Dicen quienes conocen las cosas que sucedieron en el pasado que, hasta el siglo XVII, el café era para los europeos un concepto exótico, algo que se mencionaba en los relatos de los viajeros que regresaban de Oriente con un fardo de curiosidades en la memoria. Mientras los árabes y los turcos bebían café, los europeos tomábamos vino y cerveza desde las claras del día, extremo que, se mire como se mire, distaba mucho de la ejemplaridad cívica y del fomento de la diligencia laboral. Como no hace falta decir, los pueblos de Europa, amigos del sincretismo, siguen bebiendo vino y cerveza, aunque suelen recurrir al café para paliar los efectos del vino y de la cerveza, en tanto que los pueblos árabes, más partidarios de la inamovilidad de las tradiciones, siguen con la cosa del café, ya que el consumo de bebidas alcohólicas puede acarrearles problemas de índole teológica, y tampoco se trata de eso.
Quiere la leyenda que los sufíes fueron los introductores del café en el mundo islámico, y se supone que los primeros cafeinómanos se manifestaron a finales del siglo XIV en círculos místicos, pues les infundía elevación de espíritu aquella sustancia. De todas formas, la popularización del café llevó consigo que se abrieran establecimientos para su consumo, y parece lógico que en tales establecimientos se practicaran juegos de azar, se alternase con mujeres y se escuchase música.

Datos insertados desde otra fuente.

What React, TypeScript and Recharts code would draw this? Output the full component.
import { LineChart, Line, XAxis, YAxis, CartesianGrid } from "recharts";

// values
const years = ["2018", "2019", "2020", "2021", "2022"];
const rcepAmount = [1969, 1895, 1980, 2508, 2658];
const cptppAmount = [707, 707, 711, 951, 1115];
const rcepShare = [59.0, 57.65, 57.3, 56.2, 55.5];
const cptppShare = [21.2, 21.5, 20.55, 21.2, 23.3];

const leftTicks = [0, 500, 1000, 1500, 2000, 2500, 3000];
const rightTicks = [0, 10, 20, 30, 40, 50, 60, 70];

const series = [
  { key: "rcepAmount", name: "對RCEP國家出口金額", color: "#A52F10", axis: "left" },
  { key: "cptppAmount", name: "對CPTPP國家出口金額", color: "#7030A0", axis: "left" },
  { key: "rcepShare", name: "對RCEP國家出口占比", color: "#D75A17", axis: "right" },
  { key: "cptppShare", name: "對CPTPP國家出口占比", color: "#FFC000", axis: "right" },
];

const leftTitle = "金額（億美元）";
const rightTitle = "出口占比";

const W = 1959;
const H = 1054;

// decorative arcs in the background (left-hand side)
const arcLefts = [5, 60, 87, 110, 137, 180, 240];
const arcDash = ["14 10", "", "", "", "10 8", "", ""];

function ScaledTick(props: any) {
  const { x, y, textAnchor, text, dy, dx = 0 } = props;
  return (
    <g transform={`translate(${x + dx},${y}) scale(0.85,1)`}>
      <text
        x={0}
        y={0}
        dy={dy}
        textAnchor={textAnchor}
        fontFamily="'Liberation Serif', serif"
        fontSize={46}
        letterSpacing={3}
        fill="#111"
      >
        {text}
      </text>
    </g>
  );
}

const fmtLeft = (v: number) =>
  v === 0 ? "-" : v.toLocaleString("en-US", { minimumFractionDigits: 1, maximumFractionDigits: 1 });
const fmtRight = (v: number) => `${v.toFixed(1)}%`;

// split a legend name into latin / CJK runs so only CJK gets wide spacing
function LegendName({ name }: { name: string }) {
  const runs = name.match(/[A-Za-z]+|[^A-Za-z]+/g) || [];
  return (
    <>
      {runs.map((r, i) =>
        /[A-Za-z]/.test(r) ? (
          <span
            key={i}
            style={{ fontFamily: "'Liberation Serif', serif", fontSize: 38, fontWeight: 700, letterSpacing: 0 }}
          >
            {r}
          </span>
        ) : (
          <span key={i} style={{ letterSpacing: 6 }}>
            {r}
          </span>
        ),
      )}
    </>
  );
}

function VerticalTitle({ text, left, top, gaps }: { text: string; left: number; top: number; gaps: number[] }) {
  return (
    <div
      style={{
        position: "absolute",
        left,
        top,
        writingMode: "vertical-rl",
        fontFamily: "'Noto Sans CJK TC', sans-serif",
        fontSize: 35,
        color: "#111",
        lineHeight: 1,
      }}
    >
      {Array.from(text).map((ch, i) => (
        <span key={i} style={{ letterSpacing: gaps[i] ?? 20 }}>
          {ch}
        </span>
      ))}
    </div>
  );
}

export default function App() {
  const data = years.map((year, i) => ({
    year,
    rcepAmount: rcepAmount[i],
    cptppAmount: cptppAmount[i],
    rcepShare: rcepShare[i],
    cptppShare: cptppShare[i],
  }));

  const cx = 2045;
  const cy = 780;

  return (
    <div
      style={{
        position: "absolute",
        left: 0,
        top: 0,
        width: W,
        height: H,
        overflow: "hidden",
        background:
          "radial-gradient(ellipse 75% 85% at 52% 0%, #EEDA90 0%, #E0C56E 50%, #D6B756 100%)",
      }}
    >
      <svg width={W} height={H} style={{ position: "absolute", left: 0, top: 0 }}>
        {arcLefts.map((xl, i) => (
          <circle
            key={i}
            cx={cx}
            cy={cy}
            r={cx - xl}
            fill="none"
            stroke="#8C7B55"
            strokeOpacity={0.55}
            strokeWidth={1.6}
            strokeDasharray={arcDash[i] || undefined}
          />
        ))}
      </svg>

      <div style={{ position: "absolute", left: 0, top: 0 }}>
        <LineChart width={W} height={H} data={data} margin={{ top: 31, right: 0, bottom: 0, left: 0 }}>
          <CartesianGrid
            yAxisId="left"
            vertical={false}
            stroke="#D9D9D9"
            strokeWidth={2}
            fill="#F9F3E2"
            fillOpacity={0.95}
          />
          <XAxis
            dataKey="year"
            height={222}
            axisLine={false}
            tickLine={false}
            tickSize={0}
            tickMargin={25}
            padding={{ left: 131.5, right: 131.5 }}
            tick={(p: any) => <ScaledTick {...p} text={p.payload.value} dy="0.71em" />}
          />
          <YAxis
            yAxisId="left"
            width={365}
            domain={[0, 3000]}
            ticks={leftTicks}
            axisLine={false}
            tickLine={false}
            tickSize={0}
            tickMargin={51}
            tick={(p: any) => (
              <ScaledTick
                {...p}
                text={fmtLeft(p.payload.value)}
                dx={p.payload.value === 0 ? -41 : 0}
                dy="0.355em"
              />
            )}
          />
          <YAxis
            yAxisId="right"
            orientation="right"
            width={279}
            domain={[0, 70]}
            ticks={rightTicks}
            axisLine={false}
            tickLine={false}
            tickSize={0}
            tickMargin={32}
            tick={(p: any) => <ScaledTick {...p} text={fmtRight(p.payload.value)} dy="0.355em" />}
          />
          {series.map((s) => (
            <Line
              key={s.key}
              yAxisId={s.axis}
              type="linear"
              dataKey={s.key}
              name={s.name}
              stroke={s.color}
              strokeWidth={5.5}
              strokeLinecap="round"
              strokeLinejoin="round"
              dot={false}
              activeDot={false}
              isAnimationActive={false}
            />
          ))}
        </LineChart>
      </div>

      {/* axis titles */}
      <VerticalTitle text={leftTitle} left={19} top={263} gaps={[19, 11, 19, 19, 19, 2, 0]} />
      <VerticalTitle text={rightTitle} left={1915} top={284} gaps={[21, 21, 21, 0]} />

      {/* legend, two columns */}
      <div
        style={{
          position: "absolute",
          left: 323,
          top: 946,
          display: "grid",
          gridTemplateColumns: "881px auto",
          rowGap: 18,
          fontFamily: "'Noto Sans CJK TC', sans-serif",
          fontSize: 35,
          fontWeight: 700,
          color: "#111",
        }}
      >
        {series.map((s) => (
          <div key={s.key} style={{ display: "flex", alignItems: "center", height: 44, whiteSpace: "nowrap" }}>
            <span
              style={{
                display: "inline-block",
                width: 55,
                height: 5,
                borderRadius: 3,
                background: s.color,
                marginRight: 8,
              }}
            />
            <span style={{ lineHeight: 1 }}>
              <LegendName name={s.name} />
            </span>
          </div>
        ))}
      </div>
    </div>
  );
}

Estas expansiones lograron herir la sensibilidad de un jefe de policía de La Meca, que, en el siglo XVI, con la complicidad de un concilio de alfaquíes, consiguió prohibir el comercio y consumo de café. La prohibición duró hasta que le sucedió en el cargo un partidario del café, y las aguas volvieron a su cauce; es decir, a las cafeteras.
En un principio, se atribuyeron al café muchas propiedades terapéuticas: la purificación de la sangre, la sedación del estómago, el fortalecimiento del hígado… El sector más puritano de las postrimerías del XVII no dudó en otorgarle una cualidad moral: la de alejar a los humanos del vicio del alcohol.
El café fue recibido en Europa, en fin, como una especie de sustancia mesiánica, redentora de una situación de borrachera global, ya que tanto la cerveza como el vino formaban parte de la dieta de cualquier familia, niños incluidos.
A principios del XVIII, el país europeo con un índice mayor de consumo de café era Gran Bretaña, hasta que, a mediados de siglo, ese consumo entusiasta fue relegado en beneficio de la popularización del té, quizá por ese prurito británico de diferenciarse de sus nacionalidades vecinas incluso a la hora de colocar el volante en un coche.
Herman Melville, en su novela Moby Dick, concibió a un personaje cafeinómano que procuró hacer entrar en razón –aunque en vano- al capitán Ahab: el oficial Starbuck, que en la actualidad da nombre a una cadena internacional de cafeterías, como no hace falta ni decir.